Seringkali dalam masa sulit, kita merasa Tuhan diam. Tapi ketika kita menoleh ke belakang, kita bisa melihat jejak penyertaan-Nya yang nyata. Berkat demi berkat, pertolongan demi pertolongan, bahkan keajaiban-keajaiban kecil yang tidak kita sadari saat itu. Tuhan yang menyertai keluarga kita di masa lalu adalah Tuhan yang sama hari ini, dan Dia akan tetap memimpin masa depan kita.

4. Gunakan Pengalaman untuk Mendidik dan Membimbing

Keluarga Kristen memiliki tanggung jawab untuk mewariskan nilai-nilai iman kepada generasi berikutnya.
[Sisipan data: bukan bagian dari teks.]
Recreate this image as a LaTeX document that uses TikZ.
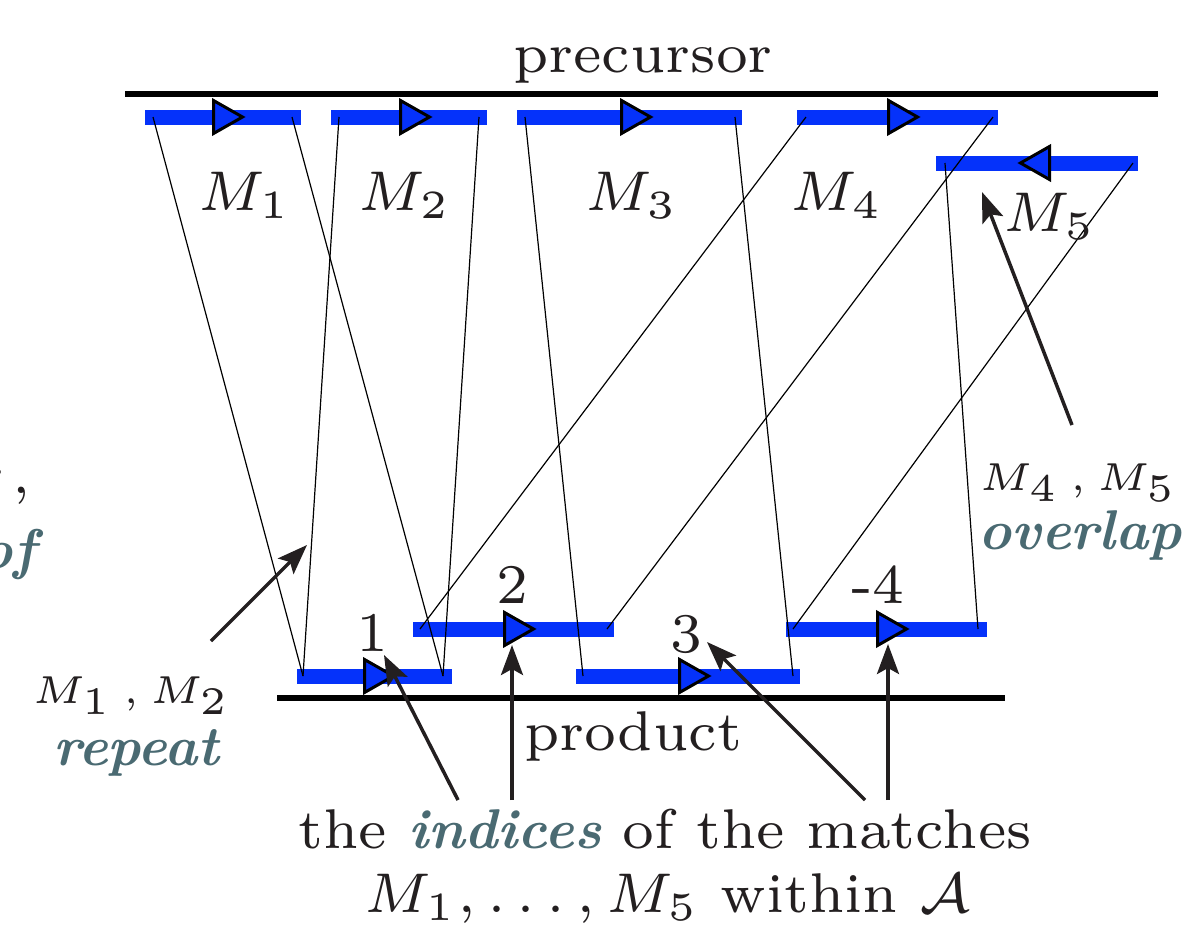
\documentclass[tikz,border=0pt]{standalone}
\usetikzlibrary{arrows.meta}
\definecolor{barblue}{RGB}{5,50,250}
\definecolor{tealish}{RGB}{74,106,114}
\definecolor{ink}{RGB}{35,31,32}
\begin{document}
\begin{tikzpicture}[x=0.5pt,y=-0.5pt,
  bar/.style={barblue,line width=7.5pt},
  baseline rule/.style={black,line width=2.75pt},
  link/.style={black,line width=0.6pt},
  note/.style={ink,line width=1.75pt,-{Stealth[length=15pt,width=11pt,inset=3pt]}},
  lbl/.style={text=ink,inner sep=0pt,scale=4.0,anchor=base,font=\scriptsize},
  sml/.style={text=ink,inner sep=0pt,scale=3.9,anchor=base,font=\tiny},
  emph/.style={text=tealish,font=\scriptsize\bfseries\itshape},
  tri/.pic={\draw[black,line width=1.5pt,fill=barblue,line join=miter]
     (0,-16.5) -- (29,0) -- (0,16.5) -- cycle;}]
\useasboundingbox (0,0) rectangle (1185,928);
\clip (0,0) rectangle (1185,928);

% base lines
\coordinate (precL) at (125,94);  \coordinate (precR) at (1158,94);
\coordinate (prodL) at (277,698); \coordinate (prodR) at (1005,698);
\draw[baseline rule] (precL) -- (precR);
\draw[baseline rule] (prodL) -- (prodR);

% bars on precursor
\coordinate (b1a) at (145,117); \coordinate (b1b) at (301,117);
\coordinate (b2a) at (331,117); \coordinate (b2b) at (487,117);
\coordinate (b3a) at (517,117); \coordinate (b3b) at (742,117);
\coordinate (b4a) at (797,117); \coordinate (b4b) at (998,117);
\coordinate (b5a) at (936,163); \coordinate (b5b) at (1138,163);
% bars on product
\coordinate (bAa) at (297,676); \coordinate (bAb) at (452,676);
\coordinate (bBa) at (576,676); \coordinate (bBb) at (800,676);
\coordinate (bCa) at (413,629); \coordinate (bCb) at (614,629);
\coordinate (bDa) at (786,629); \coordinate (bDb) at (987,629);
\foreach \b in {1,2,3,4,5,A,B,C,D} \draw[bar] (b\b a) -- (b\b b);

% link end points
\coordinate (t1l) at (153,117); \coordinate (t1r) at (292,117);
\coordinate (t2l) at (339,117); \coordinate (t2r) at (479,117);
\coordinate (t3l) at (525,117); \coordinate (t3r) at (735,117);
\coordinate (t4l) at (806,117); \coordinate (t4r) at (993,117);
\coordinate (t5l) at (945,163); \coordinate (t5r) at (1133,163);
\coordinate (uAl) at (303,676); \coordinate (uAr) at (443,676);
\coordinate (uBl) at (583,676); \coordinate (uBr) at (793,676);
\coordinate (uCl) at (420,629); \coordinate (uCr) at (607,629);
\coordinate (uDl) at (793,629); \coordinate (uDr) at (978,629);
\draw[link] (t1l) -- (uAl);
\draw[link] (t1r) -- (uAr);
\draw[link] (t2l) -- (uAl);
\draw[link] (t2r) -- (uAr);
\draw[link] (t3l) -- (uBl);
\draw[link] (t3r) -- (uBr);
\draw[link] (t4l) -- (uCl);
\draw[link] (t4r) -- (uCr);
\draw[link] (t5l) -- (uDr);
\draw[link] (t5r) -- (uDl);

% direction triangles
\pic at (213.5,117) {tri};
\pic at (400.5,117) {tri};
\pic at (621.5,117) {tri};
\pic at (888.5,117) {tri};
\pic[xscale=-1] at (1049.5,163) {tri};
\pic at (364.5,676) {tri};
\pic at (679.5,676) {tri};
\pic at (504.5,629) {tri};
\pic at (877.5,629) {tri};

% labels
\node[lbl] (prec) at (643,72) {precursor};
\node[lbl] (prod) at (633,750) {product};
\node[lbl] (lM1) at (245,210) {$M_1$};
\node[lbl] (lM2) at (405,210) {$M_2$};
\node[lbl] (lM3) at (632,210) {$M_3$};
\node[lbl] (lM4) at (837,210) {$M_4$};
\node[lbl] (lM5) at (1050,231) {$M_5$};
\node[lbl] (n1) at (372,651) {1};
\node[lbl] (n2) at (512,603) {2};
\node[lbl] (n3) at (686,652) {3};
\node[lbl] (n4) at (878,603) {-4};
\node[sml] (ov1) at (1078,490) {$M_4\,,M_5$};
\node[lbl,emph] (ov2) at (1080,549) {overlap};
\node[sml] (rp1) at (131,703) {$M_1\,,M_2$};
\node[lbl,emph] (rp2) at (136,765) {repeat};
\node[lbl] (cap1) at (665,848) {the \textcolor{tealish}{\bfseries\itshape indices} of the matches};
\node[lbl] (cap2) at (668,912) {$M_1,\ldots,M_5$ within $\mathcal{A}$};
\node[lbl,anchor=base east] (cutA) at (32,493) {r\,,};
\node[lbl,emph,anchor=base east] (cutB) at (37,568) {of};

% annotation arrows
\coordinate (ovS) at (1072,425); \coordinate (ovT) at (982,192);
\coordinate (rpS) at (211,641);  \coordinate (rpT) at (307,545);
\coordinate (iS1) at (458,800);  \coordinate (iT1) at (384,655);
\coordinate (iS2) at (512,800);  \coordinate (iT2) at (512,645);
\coordinate (iS3) at (865,800);  \coordinate (iT3) at (707,642);
\coordinate (iS4) at (888,800);  \coordinate (iT4) at (888,644);
\draw[note] (ovS) -- (ovT);
\draw[note] (rpS) -- (rpT);
\draw[note] (iS1) -- (iT1);
\draw[note] (iS2) -- (iT2);
\draw[note] (iS3) -- (iT3);
\draw[note] (iS4) -- (iT4);
\end{tikzpicture}
\end{document}
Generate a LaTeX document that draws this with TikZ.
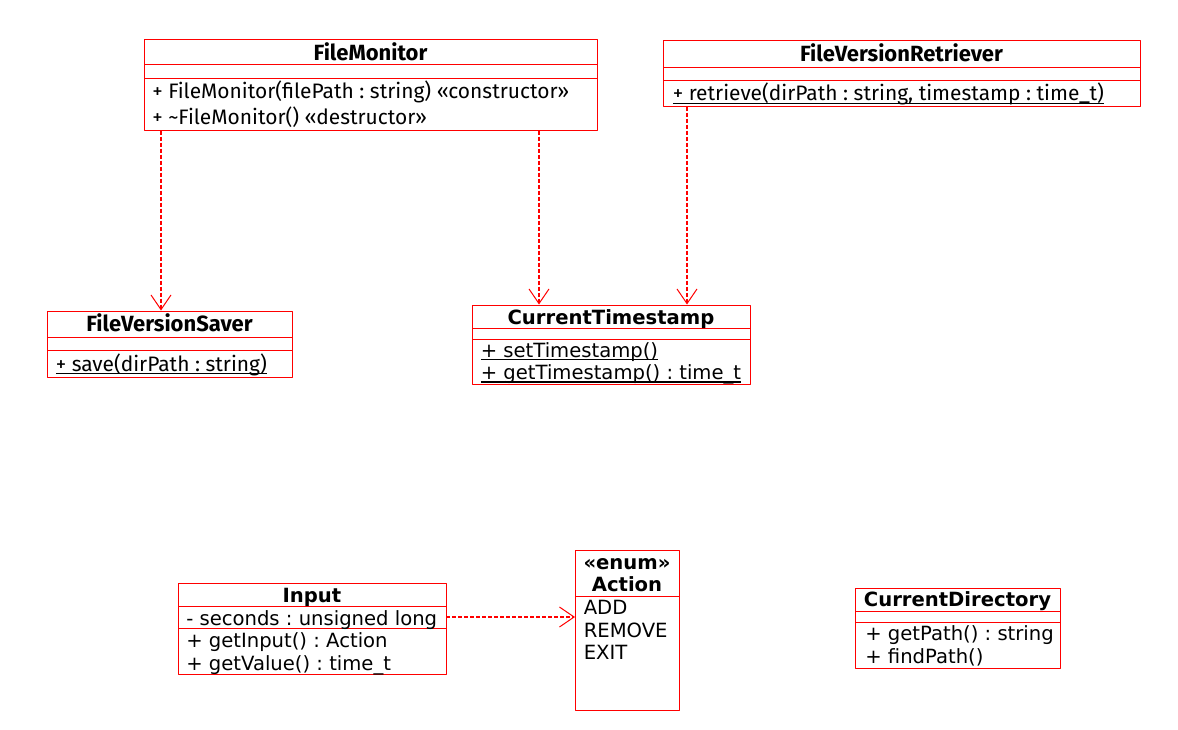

Gunakan pengalaman masa lalu sebagai pelajaran bagi anak-anak: bagaimana Tuhan menyelamatkan, memulihkan, dan menuntun. Bahkan kesalahan masa lalu pun bisa menjadi kisah kesaksian yang membangun iman.

“Karena itu ingatlah akan seluruh jalan yang kau lalui selama empat puluh tahun ini di padang gurun, supaya Ia merendahkan hatimu dan mencobai engkau, untuk mengetahui apa yang ada dalam hatimu...”
(Ulangan 8:2)

5. Jangan Terjebak dalam Masa Lalu, tapi Belajar Darinya

Kita tidak dipanggil untuk tinggal di masa lalu, tapi untuk belajar dari masa lalu dan melangkah maju dalam pengharapan. Ampuni mereka yang melukai. Bangkit dari kegagalan. Syukuri keberhasilan tanpa menjadi sombong. Dan percaya bahwa Tuhan belum selesai berkarya dalam keluarga kita.

Sebagai keluarga Kristen, mari kita belajar menjadikan masa lalu sebagai guru, bukan sebagai penjara. Tuhan bisa memakai segala sesuatu—baik yang menyakitkan maupun yang membahagiakan—untuk membentuk keluarga kita menjadi pribadi yang kuat dalam iman, penuh kasih, dan berbuah dalam setiap musim hidup.

Jangan takut menoleh ke belakang, asal Anda tahu ke mana arah tujuan Anda ke depan. Dan jangan pernah lupa: Tuhan yang setia di masa lalu, tetap setia sampai selama-lamanya.